Sarah Gaitanos is the author of The Violinist: Clare Galambos Winter, Holocaust Survivor; Nola Millar: A Theatrical Life; and with Alan Bollard, Governor of the Reserve Bank of New Zealand, the bestseller Crisis: One Central Bank Governor and the Global Financial Collapse. Sarah is an independent writer, researcher and oral historian.


WHAT ARE YOU CURRENTLY READING AND HOW DID YOU DISCOVER THE BOOK(S)?

I’m currently reading a novel, Ordinary People by Diana Evans, which I read about in a review. Also The Silence of the Girls by Pat Barker, which my son and daughter-in-law gave me. And I’ve just started Artemis Cooper’s biography, Elizabeth Jane Howard: A Dangerous Innocence, which I bought after attending her session at the Auckland Writers’ Festival.

WHO ARE YOUR FAVOURITE WRITERS AND WHAT DO YOU LOVE ABOUT THEM?

Tough question. My favourite writers are too many to list and too various to rank. They would include the obvious great writers I studied in my youth, Shakespeare, Jane Austen, Dickens, Virginia Woolf, Hilary Mantel, many more including poets. They are like old friends I’d like to see again, but my interests and curiosity tends to lead me into new territory. I read a lot of non-fiction, especially biographies. I greatly admire historian Margaret Macmillan. I constantly refer to her, especially The Uses and Abuses of History.

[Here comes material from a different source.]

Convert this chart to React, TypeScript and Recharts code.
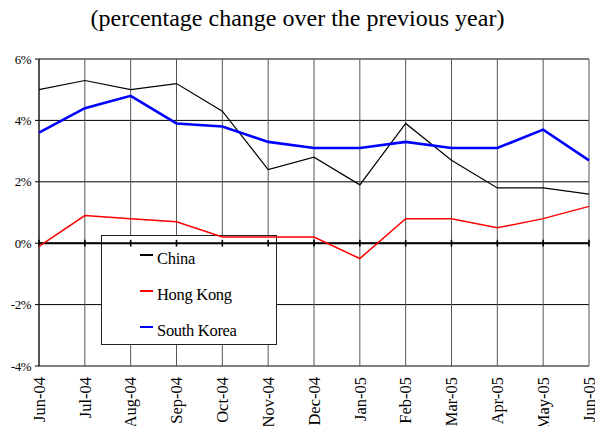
import { LineChart, Line, XAxis, YAxis, CartesianGrid, ReferenceLine, Legend } from 'recharts';

const months = ['Jun-04', 'Jul-04', 'Aug-04', 'Sep-04', 'Oct-04', 'Nov-04', 'Dec-04', 'Jan-05', 'Feb-05', 'Mar-05', 'Apr-05', 'May-05', 'Jun-05'];
const china = [5.0, 5.3, 5.0, 5.2, 4.3, 2.4, 2.8, 1.9, 3.9, 2.7, 1.8, 1.8, 1.6];
const hongKong = [-0.1, 0.9, 0.8, 0.7, 0.2, 0.2, 0.2, -0.5, 0.8, 0.8, 0.5, 0.8, 1.2];
const southKorea = [3.6, 4.4, 4.8, 3.9, 3.8, 3.3, 3.1, 3.1, 3.3, 3.1, 3.1, 3.7, 2.7];
const yTicks = [-4, -2, 0, 2, 4, 6];

const series = [
	{ key: 'china', name: 'China', color: '#000000', width: 1.2 },
	{ key: 'hongKong', name: 'Hong Kong', color: '#ff0000', width: 1.5 },
	{ key: 'southKorea', name: 'South Korea', color: '#0000ff', width: 2.6 },
];

const data = months.map((m, i) => ({ month: m, china: china[i], hongKong: hongKong[i], southKorea: southKorea[i] }));

const FONT = 'Liberation Serif';
const W = 595;
const H = 426;

const MonthTick = ({ x, y, payload }: any) => (
	<text
		x={0}
		y={0}
		transform={`translate(${x},${y}) rotate(-90)`}
		textAnchor='end'
		dy='0.35em'
		style={{ fontFamily: FONT, fontSize: 16.5 }}
		fill='#000'
	>
		{payload.value}
	</text>
);

const LegendBox = () => (
	<div
		style={{
			width: 176,
			height: 110,
			boxSizing: 'border-box',
			border: '1px solid #222',
			background: '#fff',
			fontFamily: FONT,
			fontSize: 16.5,
			color: '#000',
			paddingTop: 5,
			paddingLeft: 38,
		}}
	>
		{series.map((s) => (
			<div key={s.key} style={{ display: 'flex', alignItems: 'center', height: 36 }}>
				<span style={{ display: 'inline-block', width: 13, height: 2, background: s.color, marginRight: 4, marginTop: -9 }} />
				<span style={{ letterSpacing: -0.3 }}>{s.name}</span>
			</div>
		))}
	</div>
);

export default function App() {
	return (
		<div style={{ position: 'absolute', left: 0, top: 0, width: W, height: H, background: '#fff', overflow: 'hidden', fontFamily: FONT }}>
			<div
				style={{
					position: 'absolute',
					left: 0,
					top: 5,
					width: W,
					textAlign: 'center',
					fontFamily: FONT,
					fontSize: 24,
					color: '#000',
				}}
			>
				(percentage change over the previous year)
			</div>

			{/* bottom layer: grid, axis labels, legend box */}
			<div style={{ position: 'absolute', left: 0, top: 0 }}>
				<LineChart width={W} height={H} data={data} margin={{ top: 59, right: 6, bottom: 0, left: 0 }} style={{ fontFamily: FONT }}>
					<CartesianGrid vertical={false} stroke='#000' strokeWidth={1} />
					<CartesianGrid horizontal={false} stroke='#555' strokeWidth={1} />
					<XAxis
						dataKey='month'
						height={60}
						axisLine={false}
						tickLine={false}
						tickSize={0}
						tickMargin={11}
						interval={0}
						tick={<MonthTick />}
					/>
					<YAxis
						width={39}
						domain={[-4, 6]}
						ticks={yTicks}
						tickFormatter={(v) => `${v}%`}
						axisLine={{ stroke: '#000' }}
						tickLine={{ stroke: '#000' }}
						tickSize={4}
						tickMargin={4}
						tick={{ fontSize: 13, fill: '#000', letterSpacing: -0.5, style: { fontFamily: FONT } }}
					/>
					<Legend
						layout='horizontal'
						align='center'
						verticalAlign='middle'
						wrapperStyle={{ left: 101, top: 235, width: 176 }}
						content={<LegendBox />}
					/>
					{series.map((s) => (
						<Line
							key={s.key}
							dataKey={s.key}
							name={s.name}
							stroke={s.color}
							strokeOpacity={0}
							dot={false}
							isAnimationActive={false}
						/>
					))}
				</LineChart>
			</div>

			{/* top layer: zero line, ticks on it, series */}
			<div style={{ position: 'absolute', left: 0, top: 0, pointerEvents: 'none' }}>
				<LineChart width={W} height={H} data={data} margin={{ top: 59, right: 6, bottom: 60, left: 39 }}>
					<XAxis dataKey='month' hide />
					<YAxis domain={[-4, 6]} ticks={yTicks} hide />
					<ReferenceLine y={0} stroke='#000' strokeWidth={2} />
					{months.map((m) => (
						<ReferenceLine
							key={m}
							segment={[
								{ x: m, y: -0.11 },
								{ x: m, y: 0.11 },
							]}
							stroke='#000'
							strokeWidth={1.6}
						/>
					))}
					{series.map((s) => (
						<Line
							key={s.key}
							type='linear'
							dataKey={s.key}
							name={s.name}
							stroke={s.color}
							strokeWidth={s.width}
							dot={false}
							isAnimationActive={false}
						/>
					))}
				</LineChart>
			</div>
		</div>
	);
}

It’s a gem.

WHAT BOOKS ARE ON YOUR BEDSIDE TABLE?

The Silence of the Girls by Pat Barker.

WHAT IS YOUR FAVOURITE BOOK-TO-FILM ADAPTATION?

What comes to mind because I recently re-read the book and saw the film is The Remains of the Day by Kazuo Ishiguro.

WHAT BOOK HAVE YOU RE-READ THE MOST AND WHY?

Thinking about this, I thought it would be a toss-up between Winnie-the-Pooh or Peter Rabbit. My English father read these to me, sharing the world of his childhood, and I read them to my children and grandchildren. But children’s literature today offers a much wider diet. By popular demand, the book I have read most to my children and grandchildren would be Lynley Dodd’s Hairy Maclary from Donaldson’s Dairy, with My Cat Likes to Hide in Boxes a close second.

WHO IS YOUR FAVOURITE LITERARY CHARACTER?

The cat that walked by himself.

WHAT BOOK HAVE YOU ALWAYS BEEN MEANING TO READ BUT STILL HAVEN’T GOTTEN AROUND TO?

Middlemarch.

WHICH THREE WRITERS WOULD YOU HAVE OVER FOR DINNER?

Patrick Leigh Fermor, his biographer, Artemis Cooper and her husband, Second World War historian Sir Antony Beevor. Since I’m bringing Paddy, as he was called, back from the dead, I’ll go further and bring him back as he was at the end of the Second World War in 1945 – before the rest of us were born! Conversation could become intense – it would be a very long evening – but it would also be tremendous fun!

WHAT WOULD YOU COOK THEM?

I, or rather my husband Taki, would cook Greek dishes from Macedonia where we recently celebrated Greek Easter in his home town, Kavala. And also from the White Mountains and the south coast of Crete, where my research for Shirley Smith took us in 2012.

We would start with with kaltsounia, small cheese and herb pies such as we ate in the village of Koustogerako where we met one of the Cretan resistance fighters Paddy fought with.

Then bougiourdi, baked ball peppers and tomatoes topped with kefalotyri (cheese made from sheep milk) served with Cretan olives and lagana (unleavened bread).

The main meal would be New Zealand lamb, slow-cooked Cretan style, with Greek salad, tzakiki, and potatoes roasted in lemon and olive oil.

I would make the dessert, which would be New Zealand naval oranges, fennel, pomegranate seeds and mint, with a dressing of basically lemon and honey.

The meal would be served with red wine from Mt Pangaion (near Kavala) and tsikoudia, also known as raki.

HOW ARE YOUR BOOKS SHELVED AND ORGANISED AT HOME?

Variously.

WHAT IS YOUR FAVOURITE LITERARY QUOTE?

‘O wad some Pow’r the giftie gie us

To see oursels as ithers see us!’

To a Louse, on Seeing One on a Lady’s Bonnet at Church, Robert Burns, 1786.